Compare: https://github.com/jenkinsci/remoting/compare/d1905acf329e...c90fc463923c
Code changed in jenkins
User: Kohsuke Kawaguchi
Path:
changelog.html
pom.xml
http://jenkins-ci.org/commit/jenkins/5b7d59a71aa01d0c430d98d0b6879c3662a6248b
Log:
[FIXED JENKINS-23248]
Integrated remoting.jar that fixes the problem
Integrated in jenkins_main_trunk #3560
[FIXED JENKINS-23248] (Revision 5b7d59a71aa01d0c430d98d0b6879c3662a6248b)
Result = SUCCESS
kohsuke : 5b7d59a71aa01d0c430d98d0b6879c3662a6248b
Files :
- changelog.html
- pom.xml
Code changed in jenkins
User: Kohsuke Kawaguchi
Path:
pom.xml
http://jenkins-ci.org/commit/jenkins/0ae16264db1b07c011e76aee81442033caf5c72a
Log:
[FIXED JENKINS-23248]
Integrated remoting.jar that fixes the problem
(cherry picked from commit 5b7d59a71aa01d0c430d98d0b6879c3662a6248b)
Conflicts:
changelog.html
Is this really fixed?
I am on Jenkins ver. 2.32.3. Tested with script to run a dummy job --that seems to have leaked handles - one per invocation.
JAVA_CMD=java
CLI_JAR=/jenkins/jenkins-cli.jar
JOB_NAME=dummyJob
URL=http://testserver:8080/
for i in {1..1000}
do
$JAVA_CMD -jar $CLI_JAR -s $URL build $JOB_NAME
done
jayanmn There's really no point testing this on an outdated version of Jenkins when 2.46.2 contained a major rewrite of the CLI. If you're affected by an issue that looks like this one, start by upgrading to a recent version of Jenkins.
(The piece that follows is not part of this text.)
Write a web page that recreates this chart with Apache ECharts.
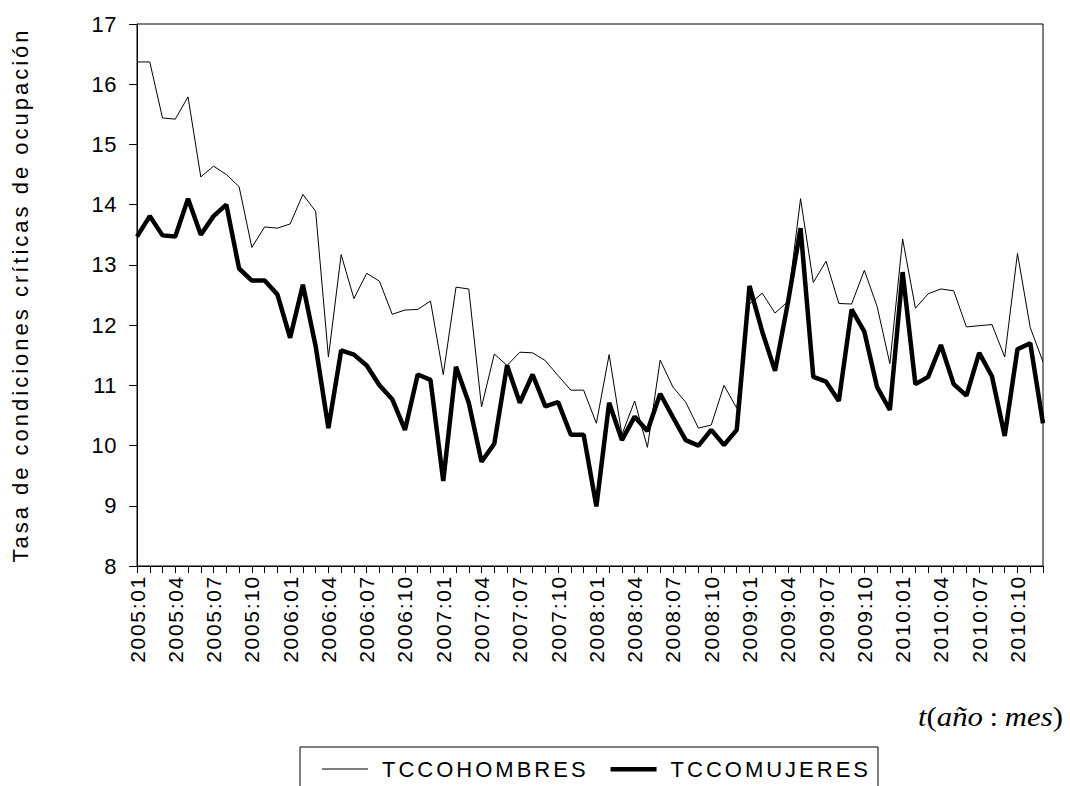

If the problem persists (given the age of this issue and major changes since), please file a new bug.
Thanks, great news.
I posted my case as this was claimed to be addressed long back in 1.563.... I will pick 2.46.2 and test it in next couple of days..
this was claimed to be addressed long back in 1.563
Right; an indicator you might be seeing a different bug, so please file a new issue if it's still present. It's very confusing to have multiple reports of the "same" issue that have very different causes.
tested with Jenkins ver. 2.60.2 - I will create a new bug as you suggested.
When you look at ls -la /proc/$PID/fd output, can you tell which files are left open? Can you take a diff between two points of time and give us the delta?